» What is asked: Return the data exactly, with all pictures removed.

» Collected material:

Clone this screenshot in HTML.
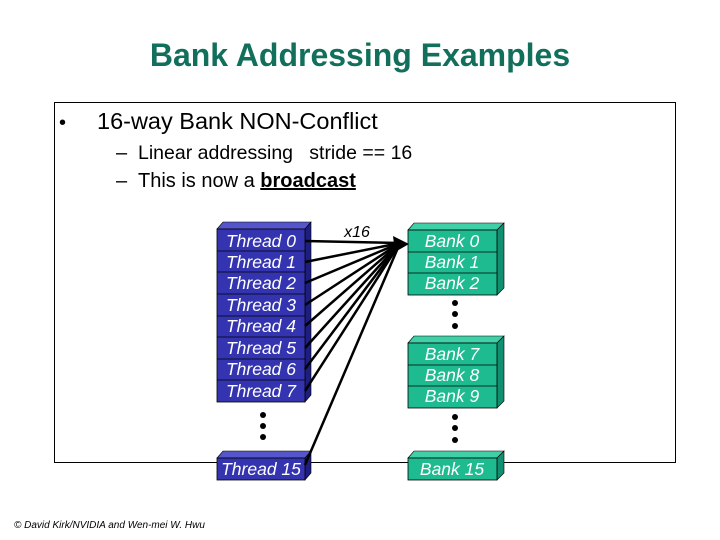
<!DOCTYPE html>
<html><head><style>
html,body{margin:0;padding:0;background:#fff;}
svg{display:block;}
</style></head><body>
<svg width="720" height="540" xmlns="http://www.w3.org/2000/svg" font-family="Liberation Sans, Arial, sans-serif">
<text x="360" y="66" text-anchor="middle" font-size="32" font-weight="bold" fill="#126f5c">Bank Addressing Examples</text>
<rect x="54.5" y="102.5" width="621" height="360" fill="none" stroke="#000" stroke-width="1"/>
<text x="59" y="129" font-size="20">•</text>
<text x="97" y="129" font-size="23.5">16-way Bank NON-Conflict</text>
<text x="116" y="159" font-size="20">–</text>
<text x="138" y="159" font-size="19.5" xml:space="preserve">Linear addressing   stride == 16</text>
<text x="116" y="187" font-size="20">–</text>
<text x="138" y="187" font-size="20">This is now a <tspan font-weight="bold" text-decoration="underline">broadcast</tspan></text>

<!-- threads -->
<g>
<polygon points="217,229 223,222 311,222 305,229" fill="#5555cc" stroke="#000" stroke-width="0.6"/>
<polygon points="305,229 311,222 311,395 305,402" fill="#1e1e80" stroke="#000" stroke-width="0.6"/>
<rect x="217" y="229" width="88" height="173" fill="#3434b0" stroke="#000" stroke-width="0.8"/>
<g stroke="#000" stroke-width="0.8">
<line x1="217" y1="251" x2="305" y2="251"/><line x1="217" y1="272" x2="305" y2="272"/>
<line x1="217" y1="294" x2="305" y2="294"/><line x1="217" y1="316" x2="305" y2="316"/>
<line x1="217" y1="337" x2="305" y2="337"/><line x1="217" y1="359" x2="305" y2="359"/>
<line x1="217" y1="380" x2="305" y2="380"/>
</g>
<g fill="#fff" font-size="17.5" font-style="italic" text-anchor="middle">
<text x="261" y="247">Thread 0</text><text x="261" y="268">Thread 1</text>
<text x="261" y="289">Thread 2</text><text x="261" y="311">Thread 3</text>
<text x="261" y="332">Thread 4</text><text x="261" y="354">Thread 5</text>
<text x="261" y="375">Thread 6</text><text x="261" y="397">Thread 7</text>
</g>
<polygon points="217,458 223,451 311,451 305,458" fill="#5555cc" stroke="#000" stroke-width="0.6"/>
<polygon points="305,458 311,451 311,473 305,480" fill="#1e1e80" stroke="#000" stroke-width="0.6"/>
<rect x="217" y="458" width="88" height="22" fill="#3434b0" stroke="#000" stroke-width="0.8"/>
<text x="261" y="475" fill="#fff" font-size="17.5" font-style="italic" text-anchor="middle">Thread 15</text>
<circle cx="263" cy="415" r="3"/><circle cx="263" cy="426" r="3"/><circle cx="263" cy="437" r="3"/>
</g>

<!-- banks -->
<g>
<polygon points="408,230 414,223 504,223 497,230" fill="#40d0a8" stroke="#000" stroke-width="0.6"/>
<polygon points="497,230 504,223 504,288 497,295" fill="#109070" stroke="#000" stroke-width="0.6"/>
<rect x="408" y="230" width="89" height="65" fill="#1fbb90" stroke="#000" stroke-width="0.8"/>
<line x1="408" y1="252" x2="497" y2="252" stroke="#000" stroke-width="0.8"/>
<line x1="408" y1="273" x2="497" y2="273" stroke="#000" stroke-width="0.8"/>
<polygon points="408,343 414,336 504,336 497,343" fill="#40d0a8" stroke="#000" stroke-width="0.6"/>
<polygon points="497,343 504,336 504,401 497,408" fill="#109070" stroke="#000" stroke-width="0.6"/>
<rect x="408" y="343" width="89" height="65" fill="#1fbb90" stroke="#000" stroke-width="0.8"/>
<line x1="408" y1="365" x2="497" y2="365" stroke="#000" stroke-width="0.8"/>
<line x1="408" y1="386" x2="497" y2="386" stroke="#000" stroke-width="0.8"/>
<polygon points="408,458 414,451 504,451 497,458" fill="#40d0a8" stroke="#000" stroke-width="0.6"/>
<polygon points="497,458 504,451 504,473 497,480" fill="#109070" stroke="#000" stroke-width="0.6"/>
<rect x="408" y="458" width="89" height="22" fill="#1fbb90" stroke="#000" stroke-width="0.8"/>
<g fill="#fff" font-size="17.5" font-style="italic" text-anchor="middle">
<text x="452" y="247">Bank 0</text><text x="452" y="268">Bank 1</text><text x="452" y="289">Bank 2</text>
<text x="452" y="360">Bank 7</text><text x="452" y="381">Bank 8</text><text x="452" y="402">Bank 9</text>
<text x="452" y="475">Bank 15</text>
</g>
<circle cx="455" cy="303" r="3"/><circle cx="455" cy="314" r="3"/><circle cx="455" cy="326" r="3"/>
<circle cx="455" cy="417" r="3"/><circle cx="455" cy="428" r="3"/><circle cx="455" cy="440" r="3"/>
</g>

<text x="357" y="237" font-size="16" font-style="italic" text-anchor="middle">x16</text>
<g stroke="#000" stroke-width="2.5">
<line x1="305" y1="241" x2="400" y2="243"/><line x1="305" y1="262" x2="400" y2="243"/>
<line x1="305" y1="283" x2="400" y2="243"/><line x1="305" y1="305" x2="400" y2="243"/>
<line x1="305" y1="326" x2="400" y2="243"/><line x1="305" y1="348" x2="400" y2="243"/>
<line x1="305" y1="369" x2="400" y2="243"/><line x1="305" y1="391" x2="400" y2="243"/>
<line x1="305" y1="465" x2="400" y2="243"/>
</g>
<polygon points="409,244 393,236 395,252" fill="#000"/>

<text x="14" y="528" font-size="10" font-style="italic">© David Kirk/NVIDIA and Wen-mei W. Hwu</text>
</svg>
</body></html>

» Result:
Clone this screenshot in HTML.
<!DOCTYPE html>
<html><head><style>
html,body{margin:0;padding:0;background:#fff;}
svg{display:block;}
</style></head><body>
<svg width="720" height="540" xmlns="http://www.w3.org/2000/svg" font-family="Liberation Sans, Arial, sans-serif">
<text x="360" y="66" text-anchor="middle" font-size="32" font-weight="bold" fill="#126f5c">Bank Addressing Examples</text>
<rect x="54.5" y="102.5" width="621" height="360" fill="none" stroke="#000" stroke-width="1"/>
<text x="59" y="129" font-size="20">•</text>
<text x="97" y="129" font-size="23.5">16-way Bank NON-Conflict</text>
<text x="116" y="159" font-size="20">–</text>
<text x="138" y="159" font-size="19.5" xml:space="preserve">Linear addressing   stride == 16</text>
<text x="116" y="187" font-size="20">–</text>
<text x="138" y="187" font-size="20">This is now a <tspan font-weight="bold" text-decoration="underline">broadcast</tspan></text>

<!-- threads -->
<g>
<polygon points="217,229 223,222 311,222 305,229" fill="#5555cc" stroke="#000" stroke-width="0.6"/>
<polygon points="305,229 311,222 311,395 305,402" fill="#1e1e80" stroke="#000" stroke-width="0.6"/>
<rect x="217" y="229" width="88" height="173" fill="#3434b0" stroke="#000" stroke-width="0.8"/>
<g stroke="#000" stroke-width="0.8">
<line x1="217" y1="251" x2="305" y2="251"/><line x1="217" y1="272" x2="305" y2="272"/>
<line x1="217" y1="294" x2="305" y2="294"/><line x1="217" y1="316" x2="305" y2="316"/>
<line x1="217" y1="337" x2="305" y2="337"/><line x1="217" y1="359" x2="305" y2="359"/>
<line x1="217" y1="380" x2="305" y2="380"/>
</g>
<g fill="#fff" font-size="17.5" font-style="italic" text-anchor="middle">
<text x="261" y="247">Thread 0</text><text x="261" y="268">Thread 1</text>
<text x="261" y="289">Thread 2</text><text x="261" y="311">Thread 3</text>
<text x="261" y="332">Thread 4</text><text x="261" y="354">Thread 5</text>
<text x="261" y="375">Thread 6</text><text x="261" y="397">Thread 7</text>
</g>
<polygon points="217,458 223,451 311,451 305,458" fill="#5555cc" stroke="#000" stroke-width="0.6"/>
<polygon points="305,458 311,451 311,473 305,480" fill="#1e1e80" stroke="#000" stroke-width="0.6"/>
<rect x="217" y="458" width="88" height="22" fill="#3434b0" stroke="#000" stroke-width="0.8"/>
<text x="261" y="475" fill="#fff" font-size="17.5" font-style="italic" text-anchor="middle">Thread 15</text>
<circle cx="263" cy="415" r="3"/><circle cx="263" cy="426" r="3"/><circle cx="263" cy="437" r="3"/>
</g>

<!-- banks -->
<g>
<polygon points="408,230 414,223 504,223 497,230" fill="#40d0a8" stroke="#000" stroke-width="0.6"/>
<polygon points="497,230 504,223 504,288 497,295" fill="#109070" stroke="#000" stroke-width="0.6"/>
<rect x="408" y="230" width="89" height="65" fill="#1fbb90" stroke="#000" stroke-width="0.8"/>
<line x1="408" y1="252" x2="497" y2="252" stroke="#000" stroke-width="0.8"/>
<line x1="408" y1="273" x2="497" y2="273" stroke="#000" stroke-width="0.8"/>
<polygon points="408,343 414,336 504,336 497,343" fill="#40d0a8" stroke="#000" stroke-width="0.6"/>
<polygon points="497,343 504,336 504,401 497,408" fill="#109070" stroke="#000" stroke-width="0.6"/>
<rect x="408" y="343" width="89" height="65" fill="#1fbb90" stroke="#000" stroke-width="0.8"/>
<line x1="408" y1="365" x2="497" y2="365" stroke="#000" stroke-width="0.8"/>
<line x1="408" y1="386" x2="497" y2="386" stroke="#000" stroke-width="0.8"/>
<polygon points="408,458 414,451 504,451 497,458" fill="#40d0a8" stroke="#000" stroke-width="0.6"/>
<polygon points="497,458 504,451 504,473 497,480" fill="#109070" stroke="#000" stroke-width="0.6"/>
<rect x="408" y="458" width="89" height="22" fill="#1fbb90" stroke="#000" stroke-width="0.8"/>
<g fill="#fff" font-size="17.5" font-style="italic" text-anchor="middle">
<text x="452" y="247">Bank 0</text><text x="452" y="268">Bank 1</text><text x="452" y="289">Bank 2</text>
<text x="452" y="360">Bank 7</text><text x="452" y="381">Bank 8</text><text x="452" y="402">Bank 9</text>
<text x="452" y="475">Bank 15</text>
</g>
<circle cx="455" cy="303" r="3"/><circle cx="455" cy="314" r="3"/><circle cx="455" cy="326" r="3"/>
<circle cx="455" cy="417" r="3"/><circle cx="455" cy="428" r="3"/><circle cx="455" cy="440" r="3"/>
</g>

<text x="357" y="237" font-size="16" font-style="italic" text-anchor="middle">x16</text>
<g stroke="#000" stroke-width="2.5">
<line x1="305" y1="241" x2="400" y2="243"/><line x1="305" y1="262" x2="400" y2="243"/>
<line x1="305" y1="283" x2="400" y2="243"/><line x1="305" y1="305" x2="400" y2="243"/>
<line x1="305" y1="326" x2="400" y2="243"/><line x1="305" y1="348" x2="400" y2="243"/>
<line x1="305" y1="369" x2="400" y2="243"/><line x1="305" y1="391" x2="400" y2="243"/>
<line x1="305" y1="465" x2="400" y2="243"/>
</g>
<polygon points="409,244 393,236 395,252" fill="#000"/>

<text x="14" y="528" font-size="10" font-style="italic">© David Kirk/NVIDIA and Wen-mei W. Hwu</text>
</svg>
</body></html>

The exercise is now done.